L’ATTUALITÀ DELLA MOSTRA A TORINO
A rendere la mostra carica di spunti di riflessione sullo Zeitgeist attuale è la presenza di numerosi fenomeni, sociali e tecnologici, che tra la metà dell’Ottocento e gli albori del secolo successivo hanno iniziato a fare breccia nella sensibilità degli artisti: uno su tutti è l’avvento di un medium rivoluzionario come la fotografia. E se al giorno d’oggi artisti e illustratori guardano con fascino e timore a una tecnologia come quella delle Intelligenze Artificiali, lo stesso si può dire per tutti quei pittori che nel pieno del XIX secolo si sono ritrovati a dover fare i conti con dagherrotipi e altri apparecchi fotografici. Lo stretto rapporto che intercorre tra le varie tecniche artistiche dell’epoca è infatti evidente in opere come lo stupefacente Una visita schermita di Alberto Maso Gilli, L’agguato di Giovanni Battista Quadrone e Una lezione di ballo di Filippo Carcano nei quali, tanto per la composizione quanto per il taglio prospettico, l’influenza della fotografia è così esplicita da superare i confini della pittura stessa. Le riflessioni sulla natura mutevole delle immagini non sono però le uniche a definire dei punti di contatto con la società nella quale ci stiamo muovendo adesso. In molte delle tele presentate sono infatti evidenti sia riferimenti a un certo patriottismo (rintracciabile soprattutto nei ritratti dell’emblematico Pietro Micca eseguiti rispettivamente da Andrea Gastaldi e Luigi Di Giovanni), con relative considerazioni sulla futilità della guerra, che a una particolare riconsiderazione della figura femminile.

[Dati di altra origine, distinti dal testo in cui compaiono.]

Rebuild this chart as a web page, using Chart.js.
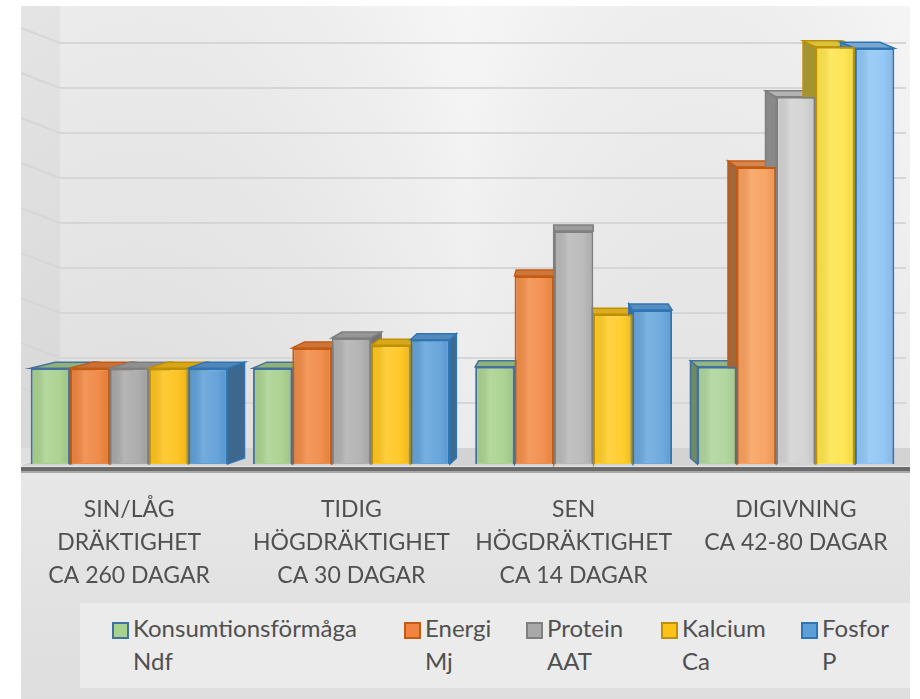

LA CONCEZIONE DELLA DONNA TRA IERI E OGGI
Esibita in atteggiamenti e forme sempre cangianti, la donna costituisce uno dei fil rouge della mostra: dallo scandaloso corpo martoriato che Francesco Mosso ha ben rappresentato nel suo La femme de Claude/L’adultera (che in qualche modo sembra anticipare di circa cento anni le delicate questioni sollevate dall’ormai celebre autoritratto di Nan Goldin) fino alle idilliache interpretazioni di chiara matrice simbolista concepite da Giulio Aristide Sartorio e Cesare Saccaggi. Fra le numerose opere che forniscono molteplici ritratti dell’universo femminile è d’obbligo ricordare Il dettato di Demetrio Cosola (dal quale emerge l’importanza culturale di un ruolo come quello della maestra elementare), il meraviglioso Nuda di Giacomo Grosso e le commoventi immagini materne presenti nella scultura di Medardo Rosso, Enfant au sein, e nel dipinto Triste madre di Evangelina Alciati. Capolavori carichi di pathos, questi ultimi, che chiudono idealmente l’esposizione lasciando allo spettatore un senso di speranza e responsabilità propedeutiche per accogliere il futuro nel migliore dei modi.